La Gare routière se situe, en fait,
dans un centre commercial de 7 étages. Au rez-de-chaussée se trouvent deux portes
d’entrées munies de portiques à rayon X. Ces systèmes n’empêchent pas la fluidité
des allées et venues dans le complexe, ce qui me fait dire qu’ils sont donc
facilement adaptables à toutes gares et autres sites sensibles. Je prends la
mesure du complexe tout en gravissant les escalators vers le 4e étage.
Il est 13 heures. Dans une heure,
les services de transports devraient cesser de fonctionner. Je me dirige vers
un guichet et demande un trajet pour Tel Aviv. La guichetière m’annonce le prix :
19 shekels soit 5 euros. Le faible coût des transports publics en Israël m’étonnera
toujours. Je prends mon billet et me dirige vers la plateforme numéro 15, d’où
partent les bus pour Tel Aviv. Je fais la queue comme tous ces jeunes gens qui souhaitent
quitter Jérusalem la religieuse pour Tel Aviv la fêtarde.
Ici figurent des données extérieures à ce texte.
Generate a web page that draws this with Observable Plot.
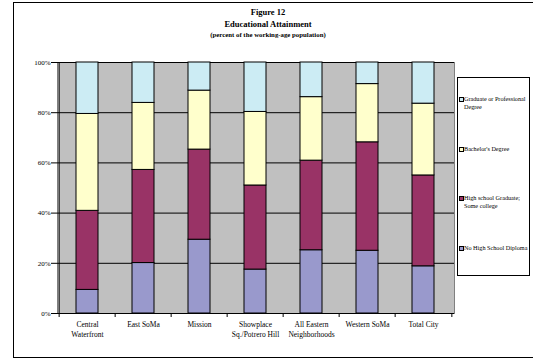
<!DOCTYPE html>
<html><head><meta charset="utf-8">
<script src="https://cdn.jsdelivr.net/npm/d3@7"></script>
<script src="https://cdn.jsdelivr.net/npm/@observablehq/plot@0.6"></script>
<style>
body{margin:0;background:#fff;font-family:"Liberation Serif","Times New Roman",serif;}
#wrap{position:relative;width:533px;height:360px;overflow:hidden;background:#fff;}
#frame{position:absolute;left:13px;top:2px;width:530px;height:356px;border:1px solid #000;box-sizing:border-box;}
#chart{position:absolute;left:0;top:0;}
.t{position:absolute;left:13px;width:510px;text-align:center;font-weight:bold;color:#000;white-space:nowrap;}
#t1{top:7px;font-size:8.5px;}
#t2{top:19px;font-size:8.5px;}
#t3{top:31px;font-size:6.8px;}
#legend{position:absolute;left:457px;top:77px;width:73px;height:199px;border:1px solid #000;box-sizing:border-box;background:#fff;padding-top:17px;}
.item{height:49.6px;position:relative;font-size:6.2px;line-height:8px;color:#000;}
.sw{position:absolute;left:1px;top:2px;width:3px;height:3px;border:1px solid #000;}
.lab{position:absolute;left:6px;top:0;white-space:pre;}
</style></head><body>
<div id="wrap">
  <div id="frame"></div>
  <div id="chart"></div>
  <div class="t" id="t1">Figure 12</div>
  <div class="t" id="t2">Educational Attainment</div>
  <div class="t" id="t3">(percent of the working-age population)</div>
  <div id="legend"></div>
</div>
<script>
const neighborhoods = ["Central Waterfront","East SoMa","Mission","Showplace Sq./Potrero Hill","All Eastern Neighborhoods","Western SoMa","Total City"];
const tickLabels = ["Central\nWaterfront","East SoMa","Mission","Showplace\nSq./Potrero Hill","All Eastern\nNeighborhoods","Western SoMa","Total City"];
const levels = ["No High School Diploma","High school Graduate; Some college","Bachelor's Degree","Graduate or Professional Degree"];
const legendLabels = ["No High School Diploma","High school Graduate;\nSome college","Bachelor's Degree","Graduate or Professional\nDegree"];
const noHighSchool = [9.4,20.1,29.4,17.5,25.2,25.0,18.8];
const highSchoolSomeCollege = [31.5,37.1,35.9,33.5,35.7,43.2,36.2];
const bachelors = [38.6,26.7,23.5,29.3,25.3,23.2,28.6];
const graduate = [20.5,16.1,11.2,19.7,13.8,8.6,16.4];
const colors = ["#9999cc","#993366","#ffffcc","#ccecf4"];
const yTicks = [0,20,40,60,80,100];

const series = [noHighSchool, highSchoolSomeCollege, bachelors, graduate];
const rows = neighborhoods.flatMap((n,i)=>series.map((s,j)=>({n, level: levels[j], v: s[i]})));

const W=533, H=360, ml=57, mr=79, mt=62, mb=47;
const step=(W-ml-mr)/neighborhoods.length;

const chart = Plot.plot({
  width: W, height: H,
  marginLeft: ml, marginRight: mr, marginTop: mt, marginBottom: mb,
  style: {fontFamily: '"Liberation Serif","Times New Roman",serif', background: "transparent", color: "#000", overflow: "visible"},
  x: {domain: neighborhoods, paddingInner: 0.6, paddingOuter: 0.3, label: null},
  y: {domain: [0,100], label: null},
  color: {domain: levels, range: colors},
  marks: [
    Plot.frame({fill: "#c0c0c0", stroke: "#808080"}),
    Plot.ruleY(yTicks, {stroke: "#000", strokeWidth: 1}),
    Plot.barY(rows, {x: "n", y: "v", fill: "level", stroke: "#000", strokeWidth: 1, order: levels}),
    Plot.ruleX([neighborhoods[0]], {y1: 0, y2: 100, dx: -step/2, stroke: "#000"}),
    Plot.ruleX(neighborhoods, {y1: 0, y2: 0, dx: -step/2, insetBottom: -4, stroke: "#000"}),
    Plot.ruleX([neighborhoods[neighborhoods.length-1]], {y1: 0, y2: 0, dx: step/2, insetBottom: -4, stroke: "#000"}),
    Plot.axisY({ticks: yTicks, tickFormat: d => d + "%", tickSize: 6, tickPadding: 1, fontSize: 7, stroke: "#000", label: null}),
    Plot.axisX({tickFormat: d => tickLabels[neighborhoods.indexOf(d)], tickSize: 0, tickPadding: 7, fontSize: 7.5, lineHeight: 1.3, label: null})
  ]
});
document.getElementById("chart").appendChild(chart);

const leg = document.getElementById("legend");
for (let j = levels.length - 1; j >= 0; j--) {
  const it = document.createElement("div"); it.className = "item";
  const sw = document.createElement("div"); sw.className = "sw"; sw.style.background = colors[j];
  const lb = document.createElement("div"); lb.className = "lab"; lb.textContent = legendLabels[j];
  it.appendChild(sw); it.appendChild(lb); leg.appendChild(it);
}
</script>
</body></html>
Un bus part toutes
les dix minutes. Je finis par prendre place à bord du mien. Un vieux bus qui
fonce sur Tel Aviv.
Une heure plus tard, j’y suis. Changement
de décor. Autant Jérusalem sent la prière. Autant Tel Aviv transpire la vie. Celle
d’une ville au niveau de vie ibérique mais au dynamisme et au développement économique beaucoup plus appuyé. Je suis bien
là !
Je contacte Dod Z pour lui dire
que je suis bien arrivé à Tel Aviv et que je me dirige du côté de chez lui,
dans la banlieue tranquille de Ramat Gan. J’y arrive enfin vers 15 heures. Ce que
je peux être content de les voir, lui et tante Belle. Après les embrassades d’usage,
la remise du ballotin de chocolats demeuré intact, je dépose mon paquetage,
prends une bonne douche et me prépare pour une première sortie. Histoire de
laisser tante Belle préparer tranquillement le repas de shabbat, Dod Z m’emmène
du côté de la vieille gare ferroviaire de Jaffa. L’endroit est absolument
charmant. Des petits bars ou restaurants sont l’un des cadres idéaux de la
dolce vita Telavivienne.
Repas de shabbat. Nous discutons
de choses et d’autres. Puis la conversation se fait plus politique. Paradoxalement,
la situation en France les inquiète plus que celle en Israël. Je suis bien d’accord
avec eux. Je leur dis qu’étonnamment, je me sentais bien plus en sécurité à
Jérusalem, malgré les dizaines d’attaques, entouré de gens calmes en mesure de
réagir, qu’en France, entouré de lapins aux yeux pris dans les
phares du 4x4 de l’Histoire, n’ayant toujours pas pris la mesure de la lame de
fond qui menace nos sociétés. Ils voient parfaitement ce que je veux dire. Je
leur fait part de mon pessimisme. Au vu de la fatigue du voyage et du périple
de la journée, je décide de me coucher assez tôt.
Nous sommes le 13 novembre 2015.
Il est 22 heures à Tel Aviv, 21 heures à
Paris. Dans 20 minutes, les attentats du 13 novembre auront lieu.